For those who know me really well, it won't come as a shock to you that I don't like Mother's Day. It's not that I don't like my mother, I love her. The problem is that I've wanted to be a mother for so long, that a day set aside to celebrate mothers is a little painful for me.
This year is only slightly different. No, I don't have any announcements to make (I wish), but since we miscarried last year, I just haven't been able to figure out how I feel about Mother's Day this year.
After nearly 4 years of trying to get pregnant, we were excited to think our waiting was over when we got a positive pregnancy test last October. However, my pregnancy only lasted 10 1/2 weeks, and the baby never progressed past 8 1/2 weeks. I consider this baby to be a part of my family, but I never got the chance to mother it. It never progressed far enough for us to know if it was a boy or a girl. For those who are wondering, we often refer to it as "Peanut" since we didn't name it.
This is the 1st and only ultrasound I had. You can see why we nicknamed our baby Peanut.
Since I still can't figure out how I feel this year (should my husband celebrate Mother's day for me?), I've decided to celebrate my mothers, and all they've done for me & my husband.

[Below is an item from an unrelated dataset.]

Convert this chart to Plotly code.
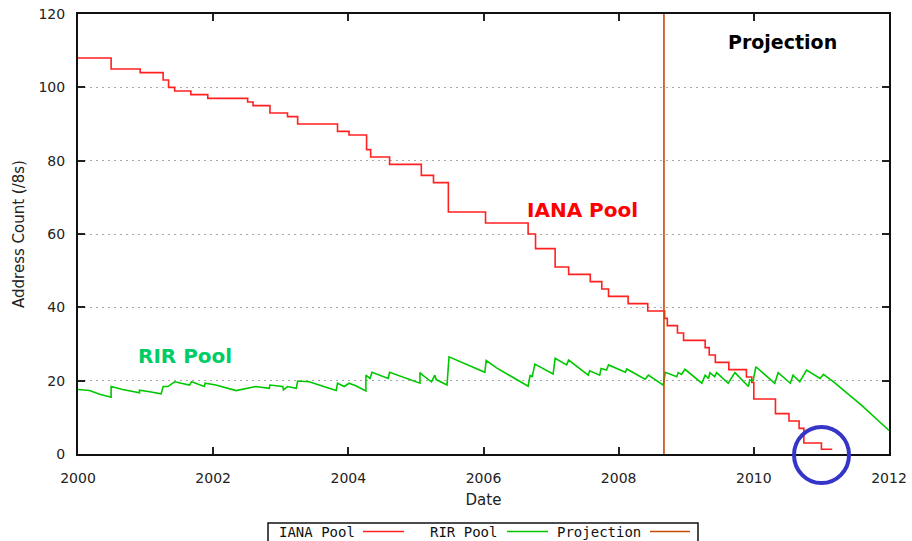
import plotly.graph_objects as go

# ---- data ----
# IANA pool: step changes (start date of each level, level in /8s)
iana_dates = [2000.00, 2000.49, 2000.92, 2001.26, 2001.34, 2001.43, 2001.67, 2001.92,
              2002.51, 2002.59, 2002.84, 2003.10, 2003.25, 2003.84, 2004.01, 2004.27,
              2004.33, 2004.61, 2005.08, 2005.26, 2005.48, 2006.03, 2006.66, 2006.77,
              2007.06, 2007.26, 2007.58, 2007.75, 2007.85, 2008.14, 2008.43, 2008.68,
              2008.72, 2008.87, 2008.96, 2009.28, 2009.34, 2009.43, 2009.63, 2009.89,
              2009.97, 2010.00, 2010.32, 2010.52, 2010.67, 2010.74, 2011.00, 2011.16]
iana_values = [108, 105, 104, 102, 100, 99, 98, 97,
               96, 95, 93, 92, 90, 88, 87, 83,
               81, 79, 76, 74, 66, 63, 60, 56,
               51, 49, 47, 45, 43, 41, 39, 37,
               35, 33, 31, 29, 27, 25, 23, 21,
               19.5, 15, 11, 9, 7, 3, 1.3, 1.3]

# RIR pool (history + projected decline)
rir_dates = [2000.00, 2000.17, 2000.32, 2000.49, 2000.49, 2000.66, 2000.91, 2000.91, 2001.06,
             2001.23, 2001.26, 2001.33, 2001.43, 2001.65, 2001.68, 2001.87, 2001.88, 2002.04,
             2002.34, 2002.51, 2002.63, 2002.83, 2002.84, 2003.03, 2003.04, 2003.10, 2003.23,
             2003.25, 2003.42, 2003.67, 2003.82, 2003.84, 2003.94, 2004.01, 2004.11, 2004.26,
             2004.26, 2004.32, 2004.35, 2004.59, 2004.61, 2005.06, 2005.06, 2005.10, 2005.23,
             2005.28, 2005.30, 2005.46, 2005.49, 2006.02, 2006.04, 2006.20, 2006.66, 2006.69,
             2006.72, 2006.76, 2007.03, 2007.06, 2007.23, 2007.26, 2007.55, 2007.57, 2007.72,
             2007.74, 2007.82, 2007.85, 2008.10, 2008.12, 2008.39, 2008.44, 2008.66, 2008.69,
             2008.86, 2008.88, 2008.93, 2008.98, 2009.23, 2009.28, 2009.33, 2009.35, 2009.42,
             2009.45, 2009.62, 2009.72, 2009.92, 2009.94, 2009.99, 2010.03, 2010.31, 2010.36,
             2010.54, 2010.58, 2010.68, 2010.78, 2010.98, 2011.03, 2011.18, 2011.60, 2012.00]
rir_values = [17.6, 17.3, 16.3, 15.5, 18.4, 17.6, 16.7, 17.4, 17.0,
              16.4, 18.4, 18.4, 19.7, 18.8, 19.7, 18.4, 19.3, 18.8,
              17.3, 17.9, 18.4, 17.9, 18.8, 18.4, 17.5, 18.4, 17.9,
              19.9, 19.7, 18.2, 17.3, 19.3, 18.4, 19.3, 18.6, 17.2,
              21.5, 20.6, 22.3, 20.6, 22.3, 19.3, 22.2, 21.5, 19.7,
              21.5, 20.3, 18.8, 26.5, 22.3, 25.5, 23.4, 18.5, 21.5,
              21.0, 24.5, 21.8, 26.1, 24.3, 25.6, 21.5, 22.7, 21.5,
              23.3, 22.9, 24.3, 22.3, 23.2, 20.4, 21.5, 18.8, 22.3,
              21.1, 22.2, 21.7, 23.1, 19.3, 21.5, 20.6, 22.2, 21.1,
              22.2, 19.3, 22.2, 18.4, 20.2, 20.0, 23.8, 19.3, 22.2,
              19.3, 21.5, 19.7, 22.9, 20.6, 21.7, 19.7, 13.2, 6.4]

# Projection start marker
projection_date = [2008.67, 2008.67]
projection_span = [0, 120]

x_ticks = [2000, 2002, 2004, 2006, 2008, 2010, 2012]
y_ticks = [0, 20, 40, 60, 80, 100, 120]
series_names = ["IANA Pool", "RIR Pool", "Projection"]

RED = "#ff2020"
GREEN = "#00c800"
ORANGE = "#c84a00"

fig = go.Figure()
fig.add_trace(go.Scatter(x=iana_dates, y=iana_values, mode="lines", line_shape="hv",
                         line=dict(color=RED, width=1.6), name=series_names[0], showlegend=False))
fig.add_trace(go.Scatter(x=rir_dates, y=rir_values, mode="lines",
                         line=dict(color=GREEN, width=1.6), name=series_names[1], showlegend=False))
fig.add_trace(go.Scatter(x=projection_date, y=projection_span, mode="lines",
                         line=dict(color=ORANGE, width=1.6), name=series_names[2], showlegend=False))

axis_font = dict(family="DejaVu Sans", size=14, color="#222222")
title_font = dict(family="DejaVu Sans", size=15, color="#222222")

fig.update_layout(
    width=912, height=541,
    margin=dict(l=78, r=23, t=14, b=87),
    paper_bgcolor="white", plot_bgcolor="white",
    showlegend=False,
    xaxis=dict(range=[2000, 2012], tickvals=x_ticks, ticktext=[str(v) for v in x_ticks],
               ticks="inside", ticklen=7, tickwidth=1.5, tickcolor="#222222",
               showline=True, linecolor="#111111", linewidth=2, mirror="ticks",
               showgrid=False, zeroline=False, tickfont=axis_font, ticklabelstandoff=10,
               ticklabeloverflow="allow",
               title=dict(text="Date", font=title_font, standoff=10), automargin=False),
    yaxis=dict(range=[0, 120], tickvals=y_ticks, ticktext=[str(v) for v in y_ticks],
               ticks="inside", ticklen=7, tickwidth=1.5, tickcolor="#222222",
               showline=True, linecolor="#111111", linewidth=2, mirror="ticks",
               showgrid=True, gridcolor="#a8a8a8", gridwidth=1, griddash="2px,4px",
               zeroline=False, tickfont=axis_font, ticklabelstandoff=8,
               ticklabeloverflow="allow",
               title=dict(text="Address Count (/8s)", font=title_font, standoff=10),
               automargin=False),
)

# Text labels inside the plot
fig.add_annotation(x=2010.42, y=112.4, text="<b>Projection</b>", showarrow=False,
                   font=dict(family="DejaVu Sans", size=19, color="black"))
fig.add_annotation(x=2007.46, y=66.5, text="<b>IANA Pool</b>", showarrow=False,
                   font=dict(family="DejaVu Sans", size=20, color="#ff0000"))
fig.add_annotation(x=2001.58, y=26.7, text="<b>RIR Pool</b>", showarrow=False,
                   font=dict(family="DejaVu Sans", size=20, color="#00cc66"))

# Blue highlight circle (paper coords so it is not clipped)
fig.add_shape(type="circle", xref="paper", yref="paper", x0=0.8829, x1=0.9507,
              y0=-0.0659, y1=0.0614, line=dict(color="#3535c8", width=4))

# gnuplot-style legend box at the bottom (text then line sample)
fig.add_shape(type="rect", xref="paper", yref="paper", x0=0.2343, x1=0.7645,
              y0=-0.215, y1=-0.1568, line=dict(color="#111111", width=1.5),
              fillcolor="white", layer="above")
legend_font = dict(family="DejaVu Sans Mono", size=14, color="#111111")
legend_text_x = [0.2454, 0.4316, 0.5882]
legend_sample_x = [(0.3514, 0.4020), (0.5290, 0.5795), (0.7053, 0.7546)]
legend_colors = [RED, GREEN, ORANGE]
for name, tx, (sx0, sx1), col in zip(series_names, legend_text_x, legend_sample_x, legend_colors):
    fig.add_annotation(xref="paper", yref="paper", x=tx, y=-0.1765, text=name,
                       showarrow=False, xanchor="left", yanchor="middle", font=legend_font)
    fig.add_shape(type="line", xref="paper", yref="paper", x0=sx0, x1=sx1,
                  y0=-0.1761, y1=-0.1761, line=dict(color=col, width=1.6))

# place the figure flush with the window's top-left corner
fig.write_html("out.html", config={"displayModeBar": False},
               post_script="document.body.style.margin='0';document.body.style.overflow='hidden';")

This is my mom. I could hardly find one picture of her alone. She's so in love with my Dad.
My mom has been an amazing example to me of faith and strength. When we found out I was miscarrying, we called my mom, and she dropped everything she was doing to make sure I was okay. It was late at night, and the next morning at 8 or 9 am, my mom was there at my door. She called all the people who knew we were pregnant, to let them know, so I didn't have to go through that pain. She took me and my husband out to Ikea to distract us, and mostly she sat and held me like I was a little kid again.

This is my mom putting rivets into Dad's enormous airplane project.
She's taught me that no matter what you think you can do, you can do more. She is the ultimate giver, and I'm grateful for her example. When Dad first started his airplane, I asked Mom how things were going. She said to me, "Nancy, other builders say that when they start this project, their marriage gets a little rocky. Your Dad and I are really learning how to work with each other. This is the best thing we could have done."

This is Will's Mom & Dad with us at our wedding.
Will's mom is so close to me, I've just always called her mom. At least since we got married... before that she was always Sister Hale. Now I'm Sister Hale, and although it sounds strange to hear people call me that, I'm proud to stand in her shoes. She and I are so much alike, and she has become a wonderful confidant to me, and has been so supportive of me and Will during this trial of infertility. Mom has always been so strong through her own trials, and I had no idea what we would say when we told her about the miscarriage. Through the many years I've known her, and all the things she's gone through, I've never seen her cry. The day we called her, she knew there was nothing she could say to comfort us, but she cried with me. Some people say they can't stand their mother-in-law, but I've been truly blessed.
This is Mom at my sister-in-law, Shirley's, wedding.
Although this day is extremely difficult for me emotionally, I cannot be more grateful for my mothers. They are both amazing women and have amazing testimonies of the gospel. I'm grateful for my mother's influence on me to always choose the right. To prayerfully accept the Lord's will for me, whatever that means. If it weren't for my mother, I never would have known to come home from college to prepare for a mission. (I didn't go on a mission, I got married, but that's another story altogether.) I'm grateful for Will's mom for raising him as a righteous young man, sending him on a mission, and for letting me join their family. Will's mom has always told me not to worry about what it costs to go through fertility treatment. If we can't make ends meet, she'll take care of it.
So to both of my moms, Happy Mother's Day. You have both shown me the best ways to be a mother, and I only hope I will be as good to my future children as you have been to me.